By Manuel Protásio (PhD Candidate at the School of Law of the University of Minho)

When Virtual Reality and Augmented Reality become ubiquitous in our most mundane actions and inter-personal relations, they will certainly bring many changes in how Law addresses human behavior.

The need for a coherent discussion regarding the potential cognitive effects of these technologies and, subsequently, the legal consequences that may be triggered by their effects is highly relevant and necessary to avoid possible misconceptions in courts and legal systems.

The use of these technologies may result in alterations of our cognitive functions, significant enough to be considered a type of an altered state of consciousness, amenable to different legal consequences. On that premise, it is important to realize that these technologies can have both positive[1] and negative effects. [2] 

These technologies are built and defined with reference to the concept of reality. Such terminology is used to contrast actual reality.  Reality, as it is defined by the Oxford Dictionary, is “the state of things as they actually exist, as opposed to an idealistic or notional idea of them”.[3] This reality, or the “the thing in itself” as Kant proposed, in the information age and especially in the light of technologies like Augmented and Virtual Reality, has become harder to ascertain, since the human model of perception[4] is being exposed to more filter layers than it is used to.[5]

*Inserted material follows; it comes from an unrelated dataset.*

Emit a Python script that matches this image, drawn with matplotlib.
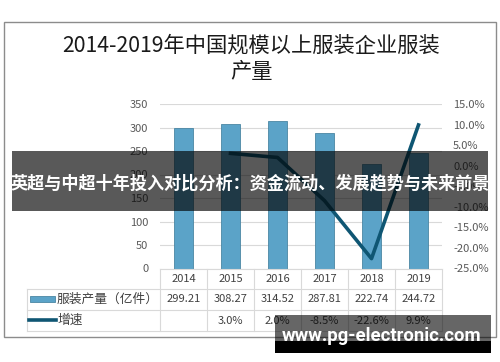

The ontological dimension of reality has always shifted depending on the criteria and discourse used to define it. John Locke for instance, in his Essay on Human Understanding in 1690, describes reality as the knowledge that we convey on the objects that surround us. That knowledge – he states – comes from our observational Experience, which in turn comes from the external interaction of our senses with “sensible objects” followed by the internal operations of our mind.[6] He describes these internal operations as being a cognitive reflective process on the perceived objects, which can be interpreted as employing meaning – or affections as he says- to those “sensible objects”. From this systematic process, sensible qualities are born, such as “Yellow, White, Heat, Cold, Soft, Hard, Bitter, Sweet”.